* _The request_: Below are entries; repeat exactly, and nothing else, the lines from the one holding "Output the web" through the one holding "const fw = W", inclusive. Leave the pictures out.

* _Listed records_:
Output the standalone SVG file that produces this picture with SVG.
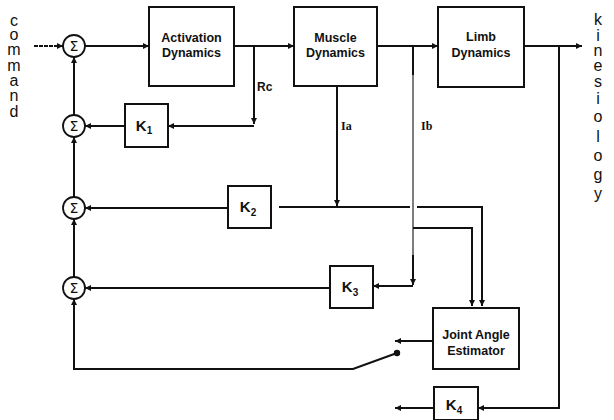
<svg xmlns="http://www.w3.org/2000/svg" width="614" height="420" viewBox="0 0 614 420">
<style>
.box{fill:#fff;stroke:#111;stroke-width:2}
.ln{fill:none;stroke:#111;stroke-width:2}
.thin{fill:none;stroke:#111;stroke-width:1.1}
.lbl{font-family:"Liberation Sans",Arial,sans-serif;font-weight:bold;font-size:12.5px;fill:#111;text-anchor:middle}
.k{font-family:"Liberation Sans",Arial,sans-serif;font-weight:bold;font-size:15px;fill:#111;text-anchor:middle}
.ks{font-size:10px}
.sig{fill:#fff;stroke:#111;stroke-width:1.8}
.sg{font-family:"DejaVu Sans",sans-serif;font-size:14px;fill:#111;text-anchor:middle}
.vt{font-family:"Liberation Sans",Arial,sans-serif;font-size:16px;fill:#111;text-anchor:middle}
.sig-l{font-family:"Liberation Serif",serif;font-weight:bold;font-size:12px;fill:#111}
.rc{font-family:"Liberation Sans",Arial,sans-serif;font-weight:bold;font-size:12px;fill:#111}
</style>
<defs>
<marker id="aht" viewBox="0 0 10 10" refX="10" refY="5" markerWidth="7" markerHeight="6" orient="auto" markerUnits="userSpaceOnUse">
<path d="M0,0 L10,5 L0,10 z" fill="#111"/>
</marker>
</defs>

<g id="connectors">
<path class="ln" d="M34,46 H63" stroke-dasharray="4,1" marker-end="url(#aht)"/>
<path class="ln" d="M85,46 H149" marker-end="url(#aht)"/>
<path class="ln" d="M234,46 H294" marker-end="url(#aht)"/>
<path class="ln" d="M377,46 H438" marker-end="url(#aht)"/>
<path class="ln" d="M524,46 H582" marker-end="url(#aht)"/>
<path class="ln" d="M254,46 V124" marker-end="url(#aht)"/>
<path class="ln" d="M254,126 H168" marker-end="url(#aht)"/>
<path class="ln" d="M125,126 H85" marker-end="url(#aht)"/>
<path class="ln" d="M337,86 V206" marker-end="url(#aht)"/>
<path class="ln" d="M279,207 H410"/>
<path class="ln" d="M417,207 H482 V306" marker-end="url(#aht)"/>
<path class="ln" d="M228,208 H85" marker-end="url(#aht)"/>
<path class="ln" d="M413,46 V75"/>
<path class="thin" d="M413,75 V260"/>
<path class="ln" d="M413,228 H472 V306" marker-end="url(#aht)"/>
<path class="ln" d="M413,255 V285" marker-end="url(#aht)"/>
<path class="ln" d="M413,286 H373" marker-end="url(#aht)"/>
<path class="ln" d="M330,288 H85" marker-end="url(#aht)"/>
<path class="ln" d="M74,277 V219" marker-end="url(#aht)"/>
<path class="ln" d="M74,197 V137" marker-end="url(#aht)"/>
<path class="ln" d="M74,115 V57" marker-end="url(#aht)"/>
<path class="ln" d="M397,353 L353,369 H74 V299" marker-end="url(#aht)"/>
<circle cx="397" cy="353" r="3.2" fill="#111"/>
<path class="ln" d="M433,341 H395" marker-end="url(#aht)"/>
<path class="ln" d="M559,46 V408 H478" marker-end="url(#aht)"/>
<path class="ln" d="M434,408 H395" marker-end="url(#aht)"/>
</g>

<g id="sum1"><circle class="sig" cx="74" cy="46" r="11"/><text class="sg" x="74" y="51">Σ</text></g>
<g id="sum2"><circle class="sig" cx="74" cy="126" r="11"/><text class="sg" x="74" y="131">Σ</text></g>
<g id="sum3"><circle class="sig" cx="74" cy="208" r="11"/><text class="sg" x="74" y="213">Σ</text></g>
<g id="sum4"><circle class="sig" cx="74" cy="288" r="11"/><text class="sg" x="74" y="293">Σ</text></g>

<g id="activation"><rect class="box" x="149" y="7" width="85" height="79"/>
<text class="lbl" x="191.5" y="42">Activation</text><text class="lbl" x="191.5" y="57">Dynamics</text></g>
<g id="muscle"><rect class="box" x="294" y="7" width="83" height="79"/>
<text class="lbl" x="335.5" y="42">Muscle</text><text class="lbl" x="335.5" y="57">Dynamics</text></g>
<g id="limb"><rect class="box" x="438" y="7" width="86" height="80"/>
<text class="lbl" x="481" y="41">Limb</text><text class="lbl" x="481" y="57">Dynamics</text></g>
<g id="jae"><rect class="box" x="433" y="308" width="86" height="61"/>
<text class="lbl" x="476" y="339">Joint Angle</text><text class="lbl" x="476" y="355">Estimator</text></g>

<g id="k1"><rect class="box" x="125" y="104" width="43" height="43"/><text class="k" x="144" y="131">K<tspan class="ks" dy="3">1</tspan></text></g>
<g id="k2"><rect class="box" x="228" y="186" width="43" height="42"/><text class="k" x="248" y="212">K<tspan class="ks" dy="4">2</tspan></text></g>
<g id="k3"><rect class="box" x="330" y="266" width="43" height="42"/><text class="k" x="350" y="292">K<tspan class="ks" dy="4">3</tspan></text></g>
<g id="k4"><rect class="box" x="434" y="387" width="44" height="33"/><text class="k" x="454" y="410">K<tspan class="ks" dy="4">4</tspan></text></g>

<g id="labels">
<text class="rc" x="257" y="91">Rc</text>
<text class="sig-l" x="341" y="130">Ia</text>
<text class="sig-l" x="421" y="130">Ib</text>
</g>

<g id="command" class="vt">
<text x="14" y="26">c</text>
<text x="14" y="40">o</text>
<text x="14" y="55">m</text>
<text x="14" y="71">m</text>
<text x="14" y="86">a</text>
<text x="14" y="101">n</text>
<text x="14" y="117">d</text>
</g>
<g id="kinesiology" class="vt">
<text x="598" y="25">k</text>
<text x="598" y="41">i</text>
<text x="598" y="56">n</text>
<text x="598" y="71">e</text>
<text x="598" y="87">s</text>
<text x="598" y="104">i</text>
<text x="598" y="122">o</text>
<text x="598" y="142">l</text>
<text x="598" y="161">o</text>
<text x="598" y="180">g</text>
<text x="598" y="199">y</text>
</g>
</svg>
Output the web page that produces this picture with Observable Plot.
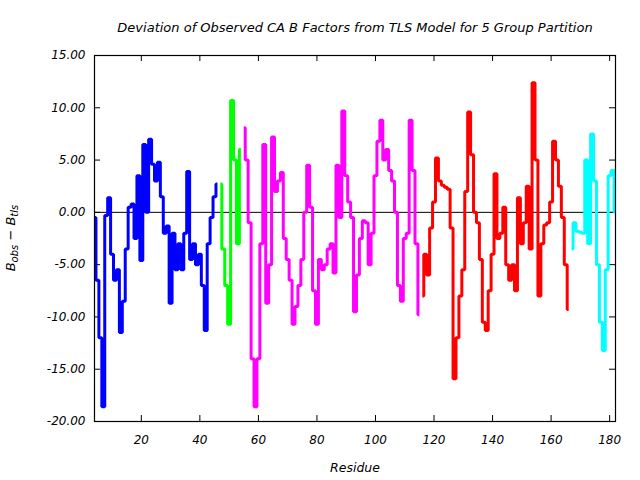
<!DOCTYPE html>
<html><head><meta charset="utf-8">
<script src="https://cdn.jsdelivr.net/npm/d3@7"></script>
<script src="https://cdn.jsdelivr.net/npm/@observablehq/plot@0.6"></script>
<style>
body{margin:0;background:#fff}
#chart svg{font-family:"DejaVu Sans",sans-serif;font-style:italic}
</style>
</head><body><div id="chart"></div>
<script>
const title = "Deviation of Observed CA B Factors from TLS Model for 5 Group Partition";
const xLabel = "Residue";
const xTicks = [20, 40, 60, 80, 100, 120, 140, 160, 180];
const yTicks = [-20, -15, -10, -5, 0, 5, 10, 15];

const groupNames = ["group1", "group2", "group3", "group4", "group5"];
const groupColors = ["#0000ff", "#00ff00", "#ff00ff", "#ff0000", "#00ffff"];
const groupStarts = [4, 47, 55, 116, 167];

const group1 = [-0.5, -6.5, -12.0, -18.6, -0.3, 1.4, -4.0, -6.5, -5.5, -11.5,
  -8.5, -3.5, 0.5, 0.8, -2.5, 3.5, -4.6, 6.5, 0.0, 7.0,
  4.6, 3.0, 4.8, 1.5, -2.0, -1.3, -8.7, -2.0, -5.5, -3.0,
  -5.5, -2.0, 3.9, -4.5, -3.0, -5.0, -4.0, -7.0, -11.3, -3.0,
  -0.5, 1.5, 2.7];
const group2 = [2.7, -3.5, -7.0, -10.7, 10.7, 5.0, -3.0, 6.0];
const group3 = [8.1, 5.0, -1.0, -14.0, -18.6, -14.0, -3.0, 6.5, -8.7, -5.0,
  7.2, 2.0, 3.0, 3.8, -2.5, -4.5, -6.5, -10.7, -9.0, -7.0,
  -4.5, 0.0, 4.5, 0.5, -7.5, -10.7, -4.5, -5.5, -5.0, -3.5,
  -3.0, -5.8, 4.5, -0.5, 9.7, 3.5, 1.0, -0.5, -9.5, -6.0,
  -2.5, -0.8, -1.0, -5.0, -2.0, 3.5, 6.8, 8.8, 5.0, 6.0,
  4.0, 3.0, 0.0, -7.0, -8.5, -2.5, -2.0, 8.8, 4.0, -3.0,
  -9.8];
const group4 = [-8.0, -4.0, -6.0, -1.5, 1.0, 5.2, 3.0, 2.6, 2.4, 2.2,
  -1.5, -15.9, -12.0, -8.0, -5.5, 2.0, 9.6, 5.5, 0.0, -1.0,
  -4.5, -10.5, -11.3, -7.5, -4.0, 3.7, -2.5, -2.0, 0.5, -5.0,
  -6.5, -5.0, -7.5, 1.4, -3.0, -1.0, 2.5, -3.5, 12.4, 5.0,
  -8.0, -3.0, -1.2, -1.0, 1.0, 6.8, 5.0, 2.5, -0.5, -5.0,
  -9.3];
const group5 = [-3.5, -1.0, -1.8, -1.9, -2.0, 5.0, -3.0, 7.5, 3.0, -5.0,
  -10.5, -13.2, -5.5, 3.5, 4.0, 0.0];

const groupValues = [group1, group2, group3, group4, group5];
const data = groupValues.flatMap((vals, g) =>
  vals.map((v, i) => ({residue: groupStarts[g] + i, dev: v, group: groupNames[g]})));

const W = 640, H = 480, mL = 94, mR = 25, mT = 55, mB = 59;
const fw = W - mL - mR, fh = H - mT - mB, tk = 6;

const plot = Plot.plot({
  width: W, height: H,
  marginLeft: mL, marginRight: mR, marginTop: mT, marginBottom: mB,
  style: {background: "white", color: "black", fontSize: "12px"},
  x: {domain: [4, 182]},
  y: {domain: [-20, 15]},
  color: {domain: groupNames, range: groupColors},
  marks: [
    Plot.axisX(xTicks, {anchor: "bottom", tickSize: 0, tickPadding: 14, label: null, fontSize: 12, tickFormat: d => String(d)}),
    Plot.axisY(yTicks, {anchor: "left", tickSize: 0, tickPadding: 9, label: null, fontSize: 12, tickFormat: d => d.toFixed(2)}),
    Plot.tickX(xTicks, {x: d => d, insetBottom: fh - tk, stroke: "black"}),
    Plot.tickX(xTicks, {x: d => d, insetTop: fh - tk, stroke: "black"}),
    Plot.tickY(yTicks, {y: d => d, insetRight: fw - tk, stroke: "black"}),
    Plot.tickY(yTicks, {y: d => d, insetLeft: fw - tk, stroke: "black"}),
    Plot.ruleY([0], {stroke: "black", strokeWidth: 1}),
    Plot.line(data, {x: "residue", y: "dev", z: "group", stroke: "group", curve: "step", strokeWidth: 3, strokeLinejoin: "miter", strokeLinecap: "butt"}),
    Plot.frame({stroke: "black", strokeWidth: 1.2}),
    Plot.text([title], {frameAnchor: "top", lineAnchor: "middle", dy: -28, fontSize: 13, fill: "black"}),
    Plot.text([xLabel], {frameAnchor: "bottom", lineAnchor: "middle", dy: 46, fontSize: 12.5, fill: "black"})
  ]
});
document.getElementById("chart").appendChild(plot);

// y-axis label with subscripts
const svg = d3.select(plot);
const yl = svg.append("text")
  .attr("transform", `translate(15,${mT + fh / 2}) rotate(-90)`)
  .attr("text-anchor", "middle")
  .attr("font-size", 13)
  .attr("fill", "black");
yl.append("tspan").text("B");
yl.append("tspan").attr("font-size", 10).attr("dy", 3).text("obs");
yl.append("tspan").attr("dy", -3).text(" \u2212 B");
yl.append("tspan").attr("font-size", 10).attr("dy", 3).text("tls");
</script>
</body></html>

* _Complete response_:
Output the web page that produces this picture with Observable Plot.
<!DOCTYPE html>
<html><head><meta charset="utf-8">
<script src="https://cdn.jsdelivr.net/npm/d3@7"></script>
<script src="https://cdn.jsdelivr.net/npm/@observablehq/plot@0.6"></script>
<style>
body{margin:0;background:#fff}
#chart svg{font-family:"DejaVu Sans",sans-serif;font-style:italic}
</style>
</head><body><div id="chart"></div>
<script>
const title = "Deviation of Observed CA B Factors from TLS Model for 5 Group Partition";
const xLabel = "Residue";
const xTicks = [20, 40, 60, 80, 100, 120, 140, 160, 180];
const yTicks = [-20, -15, -10, -5, 0, 5, 10, 15];

const groupNames = ["group1", "group2", "group3", "group4", "group5"];
const groupColors = ["#0000ff", "#00ff00", "#ff00ff", "#ff0000", "#00ffff"];
const groupStarts = [4, 47, 55, 116, 167];

const group1 = [-0.5, -6.5, -12.0, -18.6, -0.3, 1.4, -4.0, -6.5, -5.5, -11.5,
  -8.5, -3.5, 0.5, 0.8, -2.5, 3.5, -4.6, 6.5, 0.0, 7.0,
  4.6, 3.0, 4.8, 1.5, -2.0, -1.3, -8.7, -2.0, -5.5, -3.0,
  -5.5, -2.0, 3.9, -4.5, -3.0, -5.0, -4.0, -7.0, -11.3, -3.0,
  -0.5, 1.5, 2.7];
const group2 = [2.7, -3.5, -7.0, -10.7, 10.7, 5.0, -3.0, 6.0];
const group3 = [8.1, 5.0, -1.0, -14.0, -18.6, -14.0, -3.0, 6.5, -8.7, -5.0,
  7.2, 2.0, 3.0, 3.8, -2.5, -4.5, -6.5, -10.7, -9.0, -7.0,
  -4.5, 0.0, 4.5, 0.5, -7.5, -10.7, -4.5, -5.5, -5.0, -3.5,
  -3.0, -5.8, 4.5, -0.5, 9.7, 3.5, 1.0, -0.5, -9.5, -6.0,
  -2.5, -0.8, -1.0, -5.0, -2.0, 3.5, 6.8, 8.8, 5.0, 6.0,
  4.0, 3.0, 0.0, -7.0, -8.5, -2.5, -2.0, 8.8, 4.0, -3.0,
  -9.8];
const group4 = [-8.0, -4.0, -6.0, -1.5, 1.0, 5.2, 3.0, 2.6, 2.4, 2.2,
  -1.5, -15.9, -12.0, -8.0, -5.5, 2.0, 9.6, 5.5, 0.0, -1.0,
  -4.5, -10.5, -11.3, -7.5, -4.0, 3.7, -2.5, -2.0, 0.5, -5.0,
  -6.5, -5.0, -7.5, 1.4, -3.0, -1.0, 2.5, -3.5, 12.4, 5.0,
  -8.0, -3.0, -1.2, -1.0, 1.0, 6.8, 5.0, 2.5, -0.5, -5.0,
  -9.3];
const group5 = [-3.5, -1.0, -1.8, -1.9, -2.0, 5.0, -3.0, 7.5, 3.0, -5.0,
  -10.5, -13.2, -5.5, 3.5, 4.0, 0.0];

const groupValues = [group1, group2, group3, group4, group5];
const data = groupValues.flatMap((vals, g) =>
  vals.map((v, i) => ({residue: groupStarts[g] + i, dev: v, group: groupNames[g]})));

const W = 640, H = 480, mL = 94, mR = 25, mT = 55, mB = 59;
const fw = W - mL - mR, fh = H - mT - mB, tk = 6;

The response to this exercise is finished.